Insofern liest sich der Beschluss des LG nicht eindeutig: An einer Stelle ist von einer „Tatsachenbehauptung“ die Rede, an anderer Stelle nur von einem „jedenfalls missverständlichen Inhalt“. An wieder anderer Stelle lässt das Gericht explizit offen, ob es sich nur um einen „falschen Eindruck“ handelt oder eine falsche Tatsachenbehauptung. Die interessante Rechtsfrage lautet hier: Liegt eine rechtlich angreifbare Falschdarstellung vor, wenn in der Zusammenfassung eines Artikels ein Ergebnis präsentiert wird, dass vom übrigen Inhalt des Artikels gar nicht getragen wird und eventuell sogar im Widerspruch zu diesem steht?
Dabei geht um rechtlich um Kontextauslegung aus Sicht des durchschnittlich verständigen Lesers. Die zahlreichen Irrtümer Dritter über das, was in Potsdam tatsächlich diskutiert wurde, sprechen indes für eine Falschbehauptung durch Correctiv.
Wie Gerichte das beurteilen, könnte sich schon bald zeigen: Nach LTO-Informationen plant ein Teilnehmer des Potsdamer Treffens bereits länger einen Universalangriff auf einige zentrale Aussagen des Correctiv-Berichts „Geheimplan gegen Deutschland“. Noch vor dem Jahrestag des Berichts am 10. Januar 2025 soll öffentlichkeitswirksam Klage eingereicht werden.
Nimbus der rechtlichen Unangreifbarkeit dahin
Der Beschluss des LG Berlin II ist nicht rechtskräftig. Correctiv kann sofortige Beschwerde zum Kammergericht einlegen. Jedenfalls bis dahin muss sich Correctiv nun gefallen lassen, dass Beatrix von Storch dem Medium eine „dreckige Lüge“ unterstellen darf. Gegen eine ähnliche Aussage („Deportationslüge“) setzte Correctiv allerdings gegen den Thüringer AfD-Chef Björn Höcke eine einstweilige Verfügung vor dem Landgericht Hamburg durch (Beschl. v. 28.08.2024, Az. 324 O 372/24). Laut Beschlussbegründung hatte Höcke selbst allerdings auch gar nicht behauptet, dass im Correctiv-Artikel selbst falsche Tatsachen enthalten sind, sondern von einer “Manipulationstechnik” gesprochen.

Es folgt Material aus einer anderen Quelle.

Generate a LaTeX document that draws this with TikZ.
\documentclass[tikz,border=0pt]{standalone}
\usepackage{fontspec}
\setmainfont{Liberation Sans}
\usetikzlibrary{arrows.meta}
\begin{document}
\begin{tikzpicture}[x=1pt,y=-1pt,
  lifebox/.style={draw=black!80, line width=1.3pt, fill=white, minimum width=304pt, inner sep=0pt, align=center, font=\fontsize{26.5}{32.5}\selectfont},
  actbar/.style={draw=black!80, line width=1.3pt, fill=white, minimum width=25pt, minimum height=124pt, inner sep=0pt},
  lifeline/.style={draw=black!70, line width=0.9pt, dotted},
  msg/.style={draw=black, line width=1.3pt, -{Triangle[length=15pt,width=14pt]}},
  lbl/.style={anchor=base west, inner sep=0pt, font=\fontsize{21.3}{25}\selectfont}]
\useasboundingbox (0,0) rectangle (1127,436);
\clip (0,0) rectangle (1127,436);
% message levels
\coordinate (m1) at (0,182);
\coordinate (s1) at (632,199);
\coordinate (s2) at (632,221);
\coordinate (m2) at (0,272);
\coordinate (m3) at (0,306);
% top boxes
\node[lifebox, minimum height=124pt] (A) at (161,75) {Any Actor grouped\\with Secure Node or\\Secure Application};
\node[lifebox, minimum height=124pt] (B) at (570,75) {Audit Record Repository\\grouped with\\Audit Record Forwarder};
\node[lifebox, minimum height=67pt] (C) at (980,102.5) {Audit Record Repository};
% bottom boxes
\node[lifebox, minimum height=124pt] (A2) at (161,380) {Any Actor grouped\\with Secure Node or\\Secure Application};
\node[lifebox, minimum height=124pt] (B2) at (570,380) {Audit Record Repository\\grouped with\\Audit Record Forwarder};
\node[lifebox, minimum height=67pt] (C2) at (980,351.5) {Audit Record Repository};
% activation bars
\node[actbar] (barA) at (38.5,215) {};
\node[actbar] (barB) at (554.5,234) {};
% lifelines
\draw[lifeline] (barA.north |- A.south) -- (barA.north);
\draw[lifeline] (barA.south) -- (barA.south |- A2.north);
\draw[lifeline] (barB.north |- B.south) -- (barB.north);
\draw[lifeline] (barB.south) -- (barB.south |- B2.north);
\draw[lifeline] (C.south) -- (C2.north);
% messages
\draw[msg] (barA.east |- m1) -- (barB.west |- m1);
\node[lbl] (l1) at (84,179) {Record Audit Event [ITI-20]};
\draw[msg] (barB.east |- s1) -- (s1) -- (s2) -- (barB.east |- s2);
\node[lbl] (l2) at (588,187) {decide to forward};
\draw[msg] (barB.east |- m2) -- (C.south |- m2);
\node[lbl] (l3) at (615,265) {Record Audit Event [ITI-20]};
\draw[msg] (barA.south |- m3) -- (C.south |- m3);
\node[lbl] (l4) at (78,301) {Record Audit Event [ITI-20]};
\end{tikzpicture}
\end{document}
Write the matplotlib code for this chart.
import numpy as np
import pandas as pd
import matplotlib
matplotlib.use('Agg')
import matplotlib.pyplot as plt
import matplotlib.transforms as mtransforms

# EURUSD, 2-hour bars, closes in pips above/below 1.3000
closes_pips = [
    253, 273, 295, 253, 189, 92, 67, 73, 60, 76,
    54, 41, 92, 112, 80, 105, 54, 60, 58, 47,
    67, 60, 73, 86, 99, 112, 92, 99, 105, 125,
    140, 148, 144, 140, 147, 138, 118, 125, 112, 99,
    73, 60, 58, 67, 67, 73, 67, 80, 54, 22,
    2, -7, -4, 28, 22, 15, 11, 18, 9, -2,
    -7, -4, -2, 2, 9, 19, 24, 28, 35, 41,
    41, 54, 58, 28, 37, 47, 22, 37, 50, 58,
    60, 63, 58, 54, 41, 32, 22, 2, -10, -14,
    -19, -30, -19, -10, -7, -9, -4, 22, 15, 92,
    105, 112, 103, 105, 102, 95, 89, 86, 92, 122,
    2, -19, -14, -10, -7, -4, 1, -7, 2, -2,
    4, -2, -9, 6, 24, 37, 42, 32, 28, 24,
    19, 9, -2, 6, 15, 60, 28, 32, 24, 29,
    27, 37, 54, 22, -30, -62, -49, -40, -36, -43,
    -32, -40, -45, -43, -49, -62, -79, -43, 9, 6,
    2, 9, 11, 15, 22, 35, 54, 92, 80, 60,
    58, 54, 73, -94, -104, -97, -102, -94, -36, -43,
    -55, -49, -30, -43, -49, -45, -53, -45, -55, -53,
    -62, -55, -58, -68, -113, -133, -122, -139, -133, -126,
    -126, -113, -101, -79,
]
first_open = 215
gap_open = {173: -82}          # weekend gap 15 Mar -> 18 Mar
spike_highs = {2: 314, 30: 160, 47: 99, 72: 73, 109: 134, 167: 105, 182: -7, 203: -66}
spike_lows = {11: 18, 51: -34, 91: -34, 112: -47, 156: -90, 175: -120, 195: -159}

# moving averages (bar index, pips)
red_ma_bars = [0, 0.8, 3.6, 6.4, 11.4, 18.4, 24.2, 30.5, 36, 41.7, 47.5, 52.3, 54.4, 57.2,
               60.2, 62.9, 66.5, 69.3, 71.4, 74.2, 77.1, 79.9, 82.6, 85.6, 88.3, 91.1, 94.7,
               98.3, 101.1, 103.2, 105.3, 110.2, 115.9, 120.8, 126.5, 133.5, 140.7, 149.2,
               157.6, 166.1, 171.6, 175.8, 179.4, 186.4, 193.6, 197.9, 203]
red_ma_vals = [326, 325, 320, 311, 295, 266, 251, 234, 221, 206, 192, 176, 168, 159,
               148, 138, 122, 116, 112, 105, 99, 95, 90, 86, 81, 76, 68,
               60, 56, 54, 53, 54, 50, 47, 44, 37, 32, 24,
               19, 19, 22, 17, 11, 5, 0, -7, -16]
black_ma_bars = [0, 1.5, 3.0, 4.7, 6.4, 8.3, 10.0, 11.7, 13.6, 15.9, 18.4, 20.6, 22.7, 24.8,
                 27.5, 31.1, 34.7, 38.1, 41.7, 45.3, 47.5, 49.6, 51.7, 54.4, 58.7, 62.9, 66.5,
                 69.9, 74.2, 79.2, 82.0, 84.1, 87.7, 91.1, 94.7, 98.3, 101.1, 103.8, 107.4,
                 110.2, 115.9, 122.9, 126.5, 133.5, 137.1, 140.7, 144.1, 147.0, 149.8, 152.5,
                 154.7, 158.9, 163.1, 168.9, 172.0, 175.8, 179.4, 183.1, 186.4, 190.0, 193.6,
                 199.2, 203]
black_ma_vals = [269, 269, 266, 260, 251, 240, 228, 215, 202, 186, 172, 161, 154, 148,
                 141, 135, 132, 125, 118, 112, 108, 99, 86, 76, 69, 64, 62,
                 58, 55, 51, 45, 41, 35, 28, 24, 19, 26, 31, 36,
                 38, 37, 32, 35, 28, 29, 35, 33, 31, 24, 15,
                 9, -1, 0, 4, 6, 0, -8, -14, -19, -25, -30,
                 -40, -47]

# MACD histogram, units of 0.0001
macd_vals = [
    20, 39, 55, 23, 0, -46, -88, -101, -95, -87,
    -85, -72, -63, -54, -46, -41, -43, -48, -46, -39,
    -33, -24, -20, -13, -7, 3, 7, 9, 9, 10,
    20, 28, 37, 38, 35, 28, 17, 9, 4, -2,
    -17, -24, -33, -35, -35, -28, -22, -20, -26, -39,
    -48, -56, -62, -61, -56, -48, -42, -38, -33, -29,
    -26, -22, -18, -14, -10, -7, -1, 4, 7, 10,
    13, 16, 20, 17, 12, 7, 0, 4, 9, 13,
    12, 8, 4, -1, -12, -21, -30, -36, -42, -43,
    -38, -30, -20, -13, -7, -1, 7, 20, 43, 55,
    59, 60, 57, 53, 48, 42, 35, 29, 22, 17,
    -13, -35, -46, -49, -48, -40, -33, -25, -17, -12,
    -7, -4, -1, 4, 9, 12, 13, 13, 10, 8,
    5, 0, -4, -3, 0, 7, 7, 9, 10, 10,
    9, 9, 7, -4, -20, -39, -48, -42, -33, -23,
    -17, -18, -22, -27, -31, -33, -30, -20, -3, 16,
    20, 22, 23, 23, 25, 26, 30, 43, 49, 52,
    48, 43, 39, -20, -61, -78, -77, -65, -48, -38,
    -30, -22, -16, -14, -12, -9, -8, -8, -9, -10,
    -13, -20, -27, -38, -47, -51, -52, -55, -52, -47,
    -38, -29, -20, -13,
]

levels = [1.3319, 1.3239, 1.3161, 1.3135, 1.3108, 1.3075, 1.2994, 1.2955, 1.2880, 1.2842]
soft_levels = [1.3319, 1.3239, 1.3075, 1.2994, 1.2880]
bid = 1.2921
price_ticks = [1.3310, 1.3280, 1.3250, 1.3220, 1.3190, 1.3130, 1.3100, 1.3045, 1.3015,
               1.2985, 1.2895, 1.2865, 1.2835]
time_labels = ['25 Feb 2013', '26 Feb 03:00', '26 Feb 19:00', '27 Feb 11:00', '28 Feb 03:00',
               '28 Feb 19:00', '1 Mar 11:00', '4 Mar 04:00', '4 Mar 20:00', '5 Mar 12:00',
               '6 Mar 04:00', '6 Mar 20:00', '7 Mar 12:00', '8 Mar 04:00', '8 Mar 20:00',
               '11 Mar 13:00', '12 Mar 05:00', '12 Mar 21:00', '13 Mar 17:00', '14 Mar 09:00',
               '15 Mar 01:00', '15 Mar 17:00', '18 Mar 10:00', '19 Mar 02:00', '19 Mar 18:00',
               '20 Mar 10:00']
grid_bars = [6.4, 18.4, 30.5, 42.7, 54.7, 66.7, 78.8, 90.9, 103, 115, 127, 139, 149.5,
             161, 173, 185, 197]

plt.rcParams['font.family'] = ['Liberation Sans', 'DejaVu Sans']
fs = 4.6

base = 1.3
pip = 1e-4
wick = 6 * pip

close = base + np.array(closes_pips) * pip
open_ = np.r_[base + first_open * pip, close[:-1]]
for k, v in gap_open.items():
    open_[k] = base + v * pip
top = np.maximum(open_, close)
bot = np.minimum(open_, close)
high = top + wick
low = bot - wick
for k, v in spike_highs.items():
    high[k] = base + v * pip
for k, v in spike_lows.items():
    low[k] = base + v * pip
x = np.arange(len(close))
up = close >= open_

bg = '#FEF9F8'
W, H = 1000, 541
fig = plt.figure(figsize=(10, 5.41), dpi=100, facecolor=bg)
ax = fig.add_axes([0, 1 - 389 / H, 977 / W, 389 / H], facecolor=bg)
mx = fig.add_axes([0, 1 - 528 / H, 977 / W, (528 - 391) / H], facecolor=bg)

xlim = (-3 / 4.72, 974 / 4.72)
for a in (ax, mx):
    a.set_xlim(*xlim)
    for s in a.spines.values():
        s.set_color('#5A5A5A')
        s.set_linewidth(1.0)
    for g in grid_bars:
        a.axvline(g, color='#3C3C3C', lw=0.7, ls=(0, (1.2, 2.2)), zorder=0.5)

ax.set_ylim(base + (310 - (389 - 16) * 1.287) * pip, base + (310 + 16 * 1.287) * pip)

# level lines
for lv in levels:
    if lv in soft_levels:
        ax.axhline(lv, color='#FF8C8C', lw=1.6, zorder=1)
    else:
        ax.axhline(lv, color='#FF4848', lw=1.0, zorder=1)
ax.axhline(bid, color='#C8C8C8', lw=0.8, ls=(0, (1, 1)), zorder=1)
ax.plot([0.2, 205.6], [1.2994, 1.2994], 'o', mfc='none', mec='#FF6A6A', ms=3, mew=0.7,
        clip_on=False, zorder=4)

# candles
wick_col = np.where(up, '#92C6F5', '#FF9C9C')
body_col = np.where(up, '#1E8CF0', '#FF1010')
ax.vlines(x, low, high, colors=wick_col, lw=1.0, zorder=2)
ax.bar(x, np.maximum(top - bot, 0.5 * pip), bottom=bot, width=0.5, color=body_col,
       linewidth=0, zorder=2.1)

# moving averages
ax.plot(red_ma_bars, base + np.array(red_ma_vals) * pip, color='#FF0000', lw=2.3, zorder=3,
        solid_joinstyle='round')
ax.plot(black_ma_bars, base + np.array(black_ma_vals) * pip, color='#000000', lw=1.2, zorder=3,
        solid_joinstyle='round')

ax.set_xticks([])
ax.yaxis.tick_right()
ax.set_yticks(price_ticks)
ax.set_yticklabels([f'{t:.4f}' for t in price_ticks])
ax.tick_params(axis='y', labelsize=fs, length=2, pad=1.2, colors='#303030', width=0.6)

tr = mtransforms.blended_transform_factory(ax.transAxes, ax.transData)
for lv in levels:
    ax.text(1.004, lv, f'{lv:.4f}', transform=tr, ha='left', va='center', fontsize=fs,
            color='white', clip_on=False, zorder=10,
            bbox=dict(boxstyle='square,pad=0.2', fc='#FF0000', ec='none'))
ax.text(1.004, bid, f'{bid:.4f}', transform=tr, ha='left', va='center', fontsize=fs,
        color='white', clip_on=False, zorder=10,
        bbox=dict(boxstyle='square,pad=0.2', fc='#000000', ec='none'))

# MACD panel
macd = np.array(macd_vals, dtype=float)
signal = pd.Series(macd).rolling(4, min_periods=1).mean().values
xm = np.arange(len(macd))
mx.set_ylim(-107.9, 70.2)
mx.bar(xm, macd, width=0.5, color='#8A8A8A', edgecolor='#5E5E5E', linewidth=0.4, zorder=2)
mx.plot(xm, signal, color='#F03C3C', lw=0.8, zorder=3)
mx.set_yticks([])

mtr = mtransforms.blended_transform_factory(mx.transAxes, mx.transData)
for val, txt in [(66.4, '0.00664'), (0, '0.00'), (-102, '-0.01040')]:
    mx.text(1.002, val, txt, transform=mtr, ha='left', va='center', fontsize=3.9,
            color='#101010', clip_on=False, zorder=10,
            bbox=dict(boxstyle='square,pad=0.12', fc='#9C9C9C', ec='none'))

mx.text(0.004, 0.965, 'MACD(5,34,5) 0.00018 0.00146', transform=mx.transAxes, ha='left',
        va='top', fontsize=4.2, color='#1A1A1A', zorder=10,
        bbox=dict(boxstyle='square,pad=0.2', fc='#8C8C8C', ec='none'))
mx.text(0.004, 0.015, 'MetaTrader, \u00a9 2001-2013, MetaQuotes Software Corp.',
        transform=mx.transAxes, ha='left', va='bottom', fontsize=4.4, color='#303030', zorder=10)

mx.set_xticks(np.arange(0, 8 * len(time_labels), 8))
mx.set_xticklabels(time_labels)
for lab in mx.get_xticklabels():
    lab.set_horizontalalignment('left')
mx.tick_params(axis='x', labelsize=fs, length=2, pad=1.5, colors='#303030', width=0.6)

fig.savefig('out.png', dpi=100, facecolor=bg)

Weniger gravierend für Correctiv als der Lügenvorwurf ist inhaltlich ohnehin, dass der Correctiv-Bericht selbst erstmals erheblichen juristischen Schaden erlitten hat. Allein, dass das LG Berlin II in einem für die öffentliche Diskussion zentralen Punkt einen „unzutreffenden Eindruck“ durch die Berichterstattung als erweckt ansieht sowie die fehlende Anpassung der Berichterstattung kritisiert, nimmt dem Bericht einstweilen den Nimbus der rechtlichen Unantastbarkeit.
Davon unberührt bleiben die unstreitigen Rechercheerfolge von Correctiv. Es ist ein großes Verdienst aufzuzeigen, dass bis ins bürgerliche Lager hinein – Unternehmer und CDU-Mitglieder waren Teil des Treffens – rechtsextremistisch darüber diskutiert wurde, wie durch Anpassungsdruck erreicht werden kann, dass auch deutsche Staatsbürger Deutschland verlassen.
Allerdings ist sehr unwahrscheinlich, dass allein dies die Bürgerinnen und Bürger auf die Straße gebracht hätte. Interviewaussagen und Social-Media-Tweets zeigen: Viele Menschen sind gerade deswegen demonstrieren gegangen, weil davon ausgingen, dass die Ausbürgerung und Ausweisung deutscher Staatsbürger geplant war. Dass an diesem „falschen Eindruck“ nicht nur Drittmedien schuld sind, sondern Correctiv hierfür verantwortlich ist, hat nun erstmals ein Gericht festgestellt.